Quote by Pete Lowy in “Circuit Court Shuns Butane Additive in Fuel Mixture Credit Case”

Tax Notes

In an article published on July 1, 2021 in Tax notes, Peter Lowy, Co-Chair of Chamberlain Hrdlicka’s state and local tax practice, comments on the recent Seventh Circuit’s opinion whether butane qualifies as an alternative fuel for purposes of the tax credit. He also notes the significance of the decision’s timing, given the Fifth Court is yet to make a decision in Vitol Inc. v. United States, addressing the question whether butane is a liquefied petroleum gas under section 6426(d)(2). 
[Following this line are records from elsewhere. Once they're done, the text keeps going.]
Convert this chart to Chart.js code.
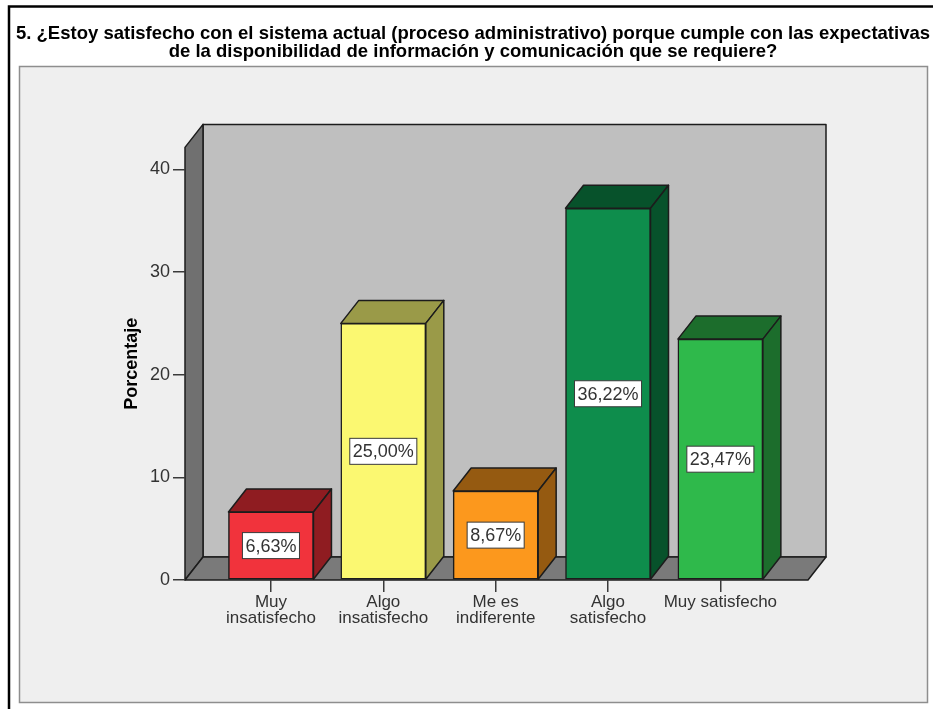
<!DOCTYPE html>
<html>
<head>
<meta charset="utf-8">
<title>Satisfacción con el sistema actual</title>
<script src="https://cdn.jsdelivr.net/npm/chart.js@4"></script>
<style>
    html, body { margin: 0; padding: 0; background: #fff; }
    #wrap { position: relative; width: 933px; height: 709px; }
</style>
</head>
<body>
<div id="wrap"><canvas id="satisfaccionChart"></canvas></div>
<script>
// ===========================
// Data
// ===========================
const titleLines = [
    '5. ¿Estoy satisfecho con el sistema actual (proceso administrativo) porque cumple con las expectativas',
    'de la disponibilidad de información y comunicación que se requiere?'
];
const categories = [
    ['Muy', 'insatisfecho'],
    ['Algo', 'insatisfecho'],
    ['Me es', 'indiferente'],
    ['Algo', 'satisfecho'],
    ['Muy satisfecho']
];
const values = [6.63, 25.00, 8.67, 36.22, 23.47];
const yTicks = [0, 10, 20, 30, 40];

const frontColors = ['#F1333C', '#FBF871', '#FC981D', '#0E8D4C', '#2FB94B'];
const sideColors = ['#8F1C21', '#9A9A48', '#955A11', '#07522B', '#1C6D2C'];

// depth of the fake 3D box
const DEPTH_X = 18;
const DEPTH_Y = 23;
const LINE = '#1c1c1c';

function poly(ctx, pts, fill) {
    ctx.beginPath();
    pts.forEach((p, i) => i ? ctx.lineTo(p[0], p[1]) : ctx.moveTo(p[0], p[1]));
    ctx.closePath();
    ctx.fillStyle = fill;
    ctx.fill();
    ctx.stroke();
}

// ===========================
// Panel, walls and bar depth
// ===========================
const box3d = {
    id: 'box3d',
    afterLayout(chart) {
        // the title runs nearly the full width, a little right of the canvas centre
        chart.titleBlock.left = 13;
        chart.titleBlock.right = 933;
    },
    beforeDraw(chart) {
        const ctx = chart.ctx;
        const { left, right, top, bottom } = chart.chartArea;
        ctx.save();

        // outer frame, open to the right and bottom
        ctx.strokeStyle = '#000';
        ctx.lineWidth = 2.5;
        ctx.beginPath();
        ctx.moveTo(9, 709);
        ctx.lineTo(9, 6.5);
        ctx.lineTo(933, 6.5);
        ctx.stroke();

        // grey panel
        ctx.fillStyle = '#EFEFEF';
        ctx.strokeStyle = '#8E8E8E';
        ctx.lineWidth = 1.5;
        ctx.fillRect(19.5, 66.5, 908, 636);
        ctx.strokeRect(19.5, 66.5, 908, 636);

        // back wall, side wall, floor
        ctx.strokeStyle = LINE;
        ctx.lineWidth = 1.5;
        ctx.lineJoin = 'round';
        poly(ctx, [
            [left + DEPTH_X, top - DEPTH_Y], [right + DEPTH_X, top - DEPTH_Y],
            [right + DEPTH_X, bottom - DEPTH_Y], [left + DEPTH_X, bottom - DEPTH_Y]
        ], '#BFBFBF');
        poly(ctx, [
            [left, top], [left + DEPTH_X, top - DEPTH_Y],
            [left + DEPTH_X, bottom - DEPTH_Y], [left, bottom]
        ], '#707070');
        poly(ctx, [
            [left, bottom], [left + DEPTH_X, bottom - DEPTH_Y],
            [right + DEPTH_X, bottom - DEPTH_Y], [right, bottom]
        ], '#7A7A7A');
        ctx.restore();
    },
    beforeDatasetsDraw(chart) {
        const ctx = chart.ctx;
        ctx.save();
        ctx.strokeStyle = LINE;
        ctx.lineWidth = 1.5;
        ctx.lineJoin = 'round';
        chart.getDatasetMeta(0).data.forEach((bar, i) => {
            const l = bar.x - bar.width / 2;
            const r = bar.x + bar.width / 2;
            poly(ctx, [[l, bar.y], [l + DEPTH_X, bar.y - DEPTH_Y], [r + DEPTH_X, bar.y - DEPTH_Y], [r, bar.y]], sideColors[i]);
            poly(ctx, [[r, bar.y], [r + DEPTH_X, bar.y - DEPTH_Y], [r + DEPTH_X, bar.base - DEPTH_Y], [r, bar.base]], sideColors[i]);
        });
        ctx.restore();
    },
    afterDatasetsDraw(chart) {
        const ctx = chart.ctx;
        ctx.save();
        ctx.font = '18px "Liberation Sans"';
        ctx.textAlign = 'center';
        ctx.textBaseline = 'middle';
        chart.getDatasetMeta(0).data.forEach((bar, i) => {
            const label = values[i].toFixed(2).replace('.', ',') + '%';
            const w = ctx.measureText(label).width + 6;
            const cy = (bar.y + bar.base) / 2;
            ctx.fillStyle = '#fff';
            ctx.strokeStyle = '#3a3a3a';
            ctx.lineWidth = 1;
            ctx.fillRect(bar.x - w / 2, cy - 13, w, 26);
            ctx.strokeRect(bar.x - w / 2, cy - 13, w, 26);
            ctx.fillStyle = '#333';
            ctx.fillText(label, bar.x, cy + 1);
        });
        ctx.restore();
    }
};

// ===========================
// Chart
// ===========================
new Chart(document.getElementById('satisfaccionChart'), {
    type: 'bar',
    plugins: [box3d],
    data: {
        datasets: [{
            data: values.map((v, i) => ({ x: i, y: v })),
            backgroundColor: frontColors,
            borderColor: LINE,
            borderWidth: 1.5,
            borderSkipped: false,
            barThickness: 85
        }]
    },
    options: {
        responsive: true,
        maintainAspectRatio: false,
        animation: false,
        layout: { padding: { left: 120, right: 125, top: 0, bottom: 0 } },
        plugins: {
            legend: { display: false },
            tooltip: { enabled: false },
            title: {
                display: true,
                text: titleLines,
                color: '#000',
                font: { family: '"Liberation Sans"', size: 18.5, weight: 'bold', lineHeight: 0.97 },
                padding: { top: 24.5, bottom: 87 }
            }
        },
        scales: {
            x: {
                type: 'linear',
                offset: false,
                min: -0.765,
                max: 4.78,
                afterBuildTicks: (scale) => { scale.ticks = categories.map((_, i) => ({ value: i })); },
                afterFit: (scale) => { scale.height = 129; },
                grid: { display: true, offset: false, drawOnChartArea: false, drawTicks: true, tickLength: 12, color: '#3a3a3a', lineWidth: 1.5 },
                border: { display: false },
                ticks: {
                    autoSkip: false,
                    maxRotation: 0,
                    padding: 2,
                    color: '#333',
                    font: { family: '"Liberation Sans"', size: 17, lineHeight: 0.95 },
                    callback: (v) => categories[v]
                }
            },
            y: {
                min: 0,
                max: 42.15,
                afterBuildTicks: (scale) => { scale.ticks = yTicks.map((v) => ({ value: v })); },
                afterFit: (scale) => { scale.width = 65; },
                grid: { display: true, drawOnChartArea: false, drawTicks: true, tickLength: 12, color: '#3a3a3a', lineWidth: 1.5 },
                border: { display: false },
                ticks: {
                    padding: 3,
                    color: '#333',
                    font: { family: '"Liberation Sans"', size: 18 }
                },
                title: {
                    display: true,
                    text: 'Porcentaje',
                    color: '#000',
                    font: { family: '"Liberation Sans"', size: 18, weight: 'bold' },
                    padding: { top: 1, bottom: 0 }
                }
            }
        }
    }
});
</script>
</body>
</html>
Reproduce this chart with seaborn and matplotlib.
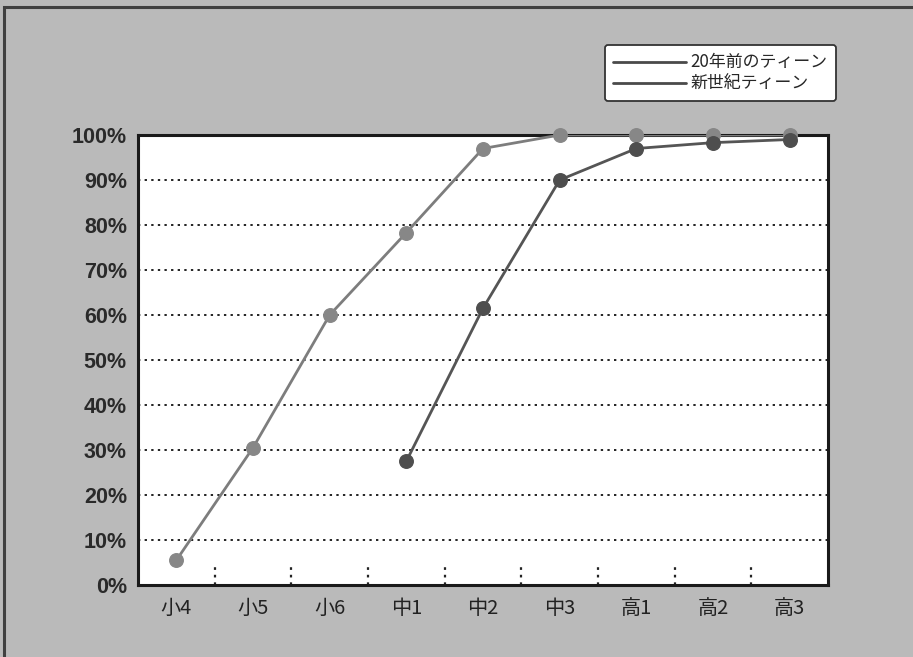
import matplotlib
matplotlib.use("Agg")
import matplotlib.pyplot as plt
from matplotlib.patches import Rectangle
from matplotlib.lines import Line2D
import seaborn as sns
import pandas as pd
import numpy as np

grades = ["小4", "小5", "小6", "中1", "中2", "中3", "高1", "高2", "高3"]
series_names = ["20年前のティーン", "新世紀ティーン"]
teens_20y_ago = [None, None, None, 27.5, 61.5, 90.0, 97.0, 98.3, 99.0]
teens_new_century = [5.5, 30.5, 60.0, 78.3, 97.0, 100.0, 100.0, 100.0, 100.0]
y_ticks = [0, 10, 20, 30, 40, 50, 60, 70, 80, 90, 100]
y_tick_labels = [f"{v}%" for v in y_ticks]

sns.set_theme(style="white")
plt.rcParams["font.family"] = ["Noto Sans CJK JP", "DejaVu Sans"]

rows = []
for name, vals in zip(series_names, [teens_20y_ago, teens_new_century]):
    for i, (g, v) in enumerate(zip(grades, vals)):
        if v is not None:
            rows.append({"pos": i, "grade": g, "value": v, "series": name})
df = pd.DataFrame(rows)

bg = "#bababa"
fig = plt.figure(figsize=(9.13, 6.57), dpi=100, facecolor=bg)
ax = fig.add_axes([138 / 913, 1 - 585 / 657, 690 / 913, 450 / 657])
ax.set_facecolor("white")

# outer frame of the figure
fig.patches.append(Rectangle((4 / 913, -0.05), 1.2, 1 - 7 / 657 + 0.05,
                             transform=fig.transFigure, fill=False,
                             edgecolor="#404040", linewidth=2.2, zorder=0))

# dotted horizontal guides
for v in y_ticks[1:-1]:
    ax.axhline(v, color="#222222", linestyle=(0, (1.2, 2.2)), linewidth=1.4, zorder=1)

# short dotted separators between categories at the bottom
for b in np.arange(0.5, len(grades) - 1, 1.0):
    ax.plot([b, b], [0, 4.8], color="#222222", linestyle=(0, (1.2, 2.2)),
            linewidth=1.6, zorder=1)

palette = {series_names[0]: "#555555", series_names[1]: "#7d7d7d"}
marker_colors = {series_names[0]: "#4e4e4e", series_names[1]: "#878787"}

sns.lineplot(data=df, x="pos", y="value", hue="series", palette=palette,
             linewidth=2.0, ax=ax, legend=False, zorder=3, sort=True)
for name in series_names[::-1]:
    sub = df[df["series"] == name]
    ax.scatter(sub["pos"], sub["value"], s=95, color=marker_colors[name],
               edgecolor=marker_colors[name], zorder=4 if name == series_names[1] else 5,
               clip_on=False)

ax.set_xlim(-0.5, len(grades) - 0.5)
ax.set_ylim(0, 100)
ax.set_xticks(range(len(grades)))
ax.set_xticklabels(grades, fontsize=14.5, color="#222222")
ax.set_yticks(y_ticks)
ax.set_yticklabels(y_tick_labels, fontsize=15.5, fontweight="bold", color="#2a2a2a",
                   family=["Liberation Sans", "DejaVu Sans"])
ax.tick_params(axis="x", length=0, pad=9)
ax.tick_params(axis="y", length=0, pad=8)
ax.set_xlabel("")
ax.set_ylabel("")
for s in ax.spines.values():
    s.set_visible(True)
    s.set_color("#1a1a1a")
    s.set_linewidth(2.2)

# legend box
handles = [Line2D([0], [0], color="#4a4a4a", linewidth=2.0) for n in series_names]
leg = fig.legend(handles, series_names, loc="upper left",
                 bbox_to_anchor=(605 / 913, 1 - 45 / 657), frameon=True,
                 fontsize=12.2, handlelength=4.3, handletextpad=0.25,
                 borderpad=0.5, labelspacing=0.2, fancybox=True,
                 borderaxespad=0)
leg.get_frame().set_edgecolor("#333333")
leg.get_frame().set_linewidth(1.3)
leg.get_frame().set_facecolor("white")
leg.get_frame().set_alpha(1)

fig.savefig("out.png", dpi=100, facecolor=bg)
In a two-part statutory inquiry, the Seventh Circuit addressed whether butane qualifies as a taxable fuel for purposes of the alternative fuel mixture tax credit, and if so, whether it can also qualify as an alternative fuel for the same purpose. Following its analysis, the court held that U.S. Venture’s butane-gasoline mixture doesn’t qualify for the alternative fuel mixture credit. 

Lowy told Tax Notes that the Seventh Circuit’s repeated references to that paradigm, “implying that . . . there was no reason, and Congress couldn’t have intended, to incentivize the butane additive,” along with the government’s assertion that “‘there’s nothing alternative’” about gasoline that has butane added to it, makes one wonder “how much the practical, rather than the technical” drove the outcome.